▸ EXERCISE DESCRIPTION
Exact reproduction is required for the lines bounded by the one containing "What Plotly code" and the one containing "import plotly.graph_objects as go", both bounds included. Print them without any pictures.

▸ DATASET ENTRIES

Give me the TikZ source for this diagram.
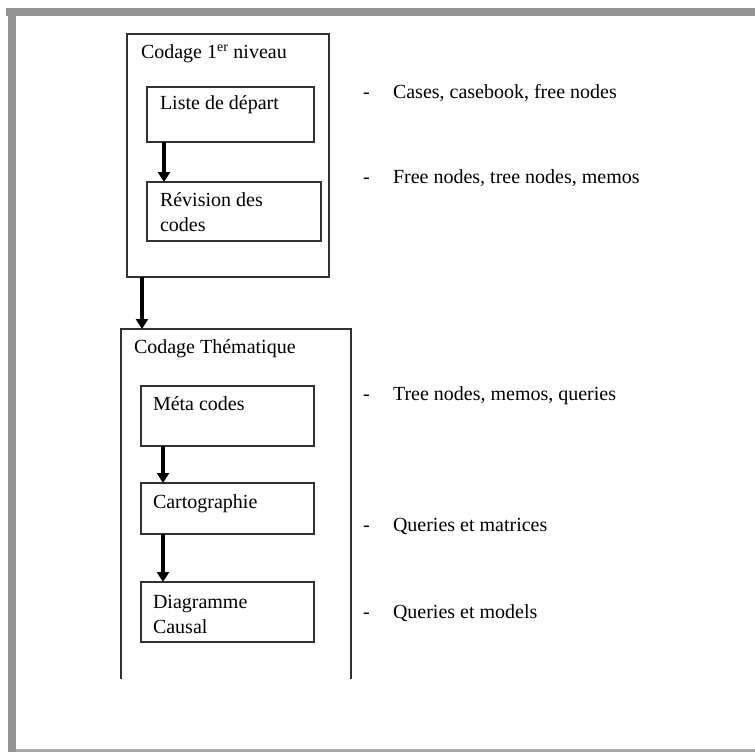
\documentclass[tikz,border=0pt]{standalone}
\usepackage{fontspec}
\setmainfont{Liberation Serif}
\usetikzlibrary{arrows.meta}
\definecolor{framegray}{RGB}{147,147,150}
\definecolor{framelight}{RGB}{170,170,172}
\definecolor{boxline}{RGB}{50,50,50}
\begin{document}
\begin{tikzpicture}[x=1pt,y=-1pt,
  box/.style={draw=boxline, line width=1.5pt, rectangle, inner sep=0pt, outer sep=0pt, anchor=north west},
  txt/.style={inner sep=0pt, outer sep=0pt, anchor=base west, align=left, font=\fontsize{20}{25}\selectfont},
  arr/.style={line width=3.2pt, -{Triangle[length=10pt,width=12pt]}}]
\useasboundingbox (0,0) rectangle (755,752);
% frame
\fill[framegray] (6,8) rectangle (755,16.5);
\fill[framegray] (8,8) rectangle (16,752);
\fill[framelight] (16,749) rectangle (755,752);
% first group
\node[box, minimum width=202pt, minimum height=243pt] (c1) at (127,34) {};
\node[txt] (t1) at (141,59) {Codage 1\textsuperscript{er} niveau};
\node[box, minimum width=167pt, minimum height=55pt] (liste) at (147,87) {};
\node[txt] (tliste) at (160,110) {Liste de départ};
\node[box, minimum width=174pt, minimum height=59pt] (revis) at (147,182) {};
\node[txt] (trevis) at (160,231) {Révision des\\codes};
\draw[arr] ([xshift=17pt]liste.south west) -- ([xshift=17pt]revis.north west);
% second group
\node[inner sep=0pt, outer sep=0pt, anchor=north west, minimum width=230pt, minimum height=350pt] (c2) at (121,329) {};
\draw[draw=boxline, line width=1.5pt] (c2.south west) -- (c2.north west) -- (c2.north east) -- (c2.south east);
\node[txt] (t2) at (134,353) {Codage Thématique};
\draw[arr] ([xshift=15pt]c1.south west) -- ([xshift=21pt]c2.north west);
\node[box, minimum width=173pt, minimum height=60pt] (meta) at (141,386) {};
\node[txt] (tmeta) at (153,410) {Méta codes};
\node[box, minimum width=173pt, minimum height=51pt] (carto) at (141,483) {};
\node[txt] (tcarto) at (153,508) {Cartographie};
\node[box, minimum width=173pt, minimum height=60pt] (diag) at (141,582) {};
\node[txt] (tdiag) at (153,633) {Diagramme\\Causal};
\draw[arr] ([xshift=22pt]meta.south west) -- ([xshift=22pt]carto.north west);
\draw[arr] ([xshift=22pt]carto.south west) -- ([xshift=22pt]diag.north west);
% right column
\node[txt] (d1) at (363,98) {-};
\node[txt] (r1) at (393,98) {Cases, casebook, free nodes};
\node[txt] (d2) at (363,183) {-};
\node[txt] (r2) at (393,183) {Free nodes, tree nodes, memos};
\node[txt] (d3) at (363,400) {-};
\node[txt] (r3) at (393,400) {Tree nodes, memos, queries};
\node[txt] (d4) at (363,531) {-};
\node[txt] (r4) at (393,531) {Queries et matrices};
\node[txt] (d5) at (363,618) {-};
\node[txt] (r5) at (393,618) {Queries et models};
\end{tikzpicture}
\end{document}
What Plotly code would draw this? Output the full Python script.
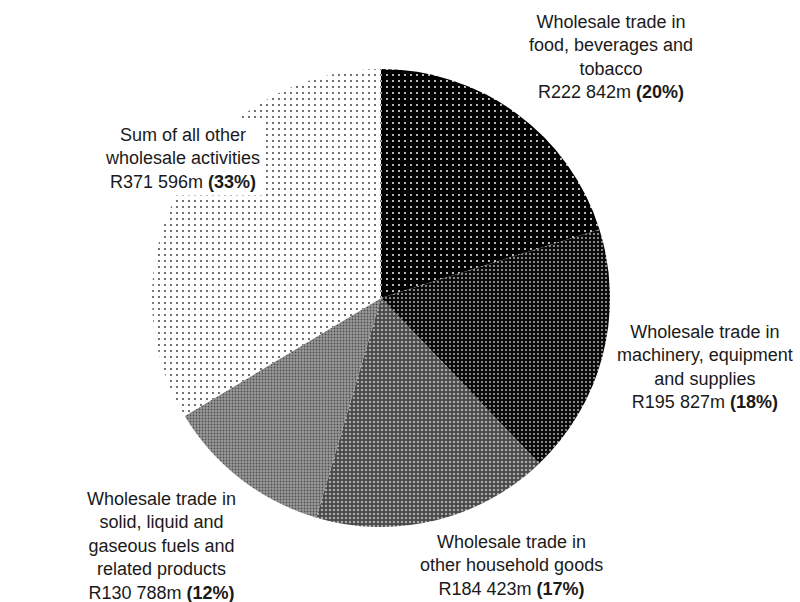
import plotly.graph_objects as go

# Wholesale trade income by activity (R million)
categories = [
    "Wholesale trade in food, beverages and tobacco",
    "Wholesale trade in machinery, equipment and supplies",
    "Wholesale trade in other household goods",
    "Wholesale trade in solid, liquid and gaseous fuels and related products",
    "Sum of all other wholesale activities",
]
values = [222842, 195827, 184423, 130788, 371596]
amount_labels = ["R222 842m", "R195 827m", "R184 423m", "R130 788m", "R371 596m"]
pct_labels = ["20%", "18%", "17%", "12%", "33%"]
label_lines = [
    ["Wholesale trade in", "food, beverages and", "tobacco"],
    ["Wholesale trade in", "machinery, equipment", "and supplies"],
    ["Wholesale trade in", "other household goods"],
    ["Wholesale trade in", "solid, liquid and", "gaseous fuels and", "related products"],
    ["Sum of all other", "wholesale activities"],
]

# Fill styles per slice: background, dot colour, dot spacing, dot size
bg_colors = ["#000000", "#0a0a0a", "#484848", "#9a9a9a", "#ffffff"]
fg_colors = ["#ffffff", "#b0b0b0", "#a8a8a8", "#4e4e4e", "#3a3a3a"]
shapes = [".", ".", ".", ".", "."]
sizes = [6, 4, 4, 3, 6]
solidities = [0.08, 0.2, 0.32, 0.3, 0.08]

W, H = 800, 602
cx, cy, r = 381, 298, 229

fig = go.Figure(
    go.Pie(
        labels=categories,
        values=values,
        sort=False,
        direction="clockwise",
        rotation=0,
        textinfo="none",
        hoverinfo="label+value",
        showlegend=False,
        domain=dict(
            x=[(cx - r) / W, (cx + r) / W],
            y=[1 - (cy + r) / H, 1 - (cy - r) / H],
        ),
        marker=dict(
            colors=bg_colors,
            line=dict(width=0),
            pattern=dict(
                shape=shapes,
                fgcolor=fg_colors,
                bgcolor=bg_colors,
                size=sizes,
                solidity=solidities,
                fillmode="replace",
            ),
        ),
    )
)

# Label block centres in pixels; the last label sits over the pie on a white box
label_pos = [(611, 57), (705, 367), (511, 565), (161, 546), (182, 158)]
label_bg = [None, None, None, None, "white"]

for lines, amt, pct, (px, py), bg in zip(label_lines, amount_labels, pct_labels, label_pos, label_bg):
    text = "<br>".join(lines + [f"{amt} <b>({pct})</b>"])
    fig.add_annotation(
        x=px / W,
        y=1 - py / H,
        xref="paper",
        yref="paper",
        text=text,
        showarrow=False,
        align="center",
        xanchor="center",
        yanchor="middle",
        bgcolor=bg,
        borderpad=3,
        font=dict(family="Liberation Sans, Arial, sans-serif", size=18, color="#1a1a1a"),
    )

fig.update_layout(
    width=W,
    height=H,
    margin=dict(l=0, r=0, t=0, b=0),
    paper_bgcolor="white",
    plot_bgcolor="white",
)

fig.write_html("out.html")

▸ FINISHED EXERCISE
What Plotly code would draw this? Output the full Python script.
import plotly.graph_objects as go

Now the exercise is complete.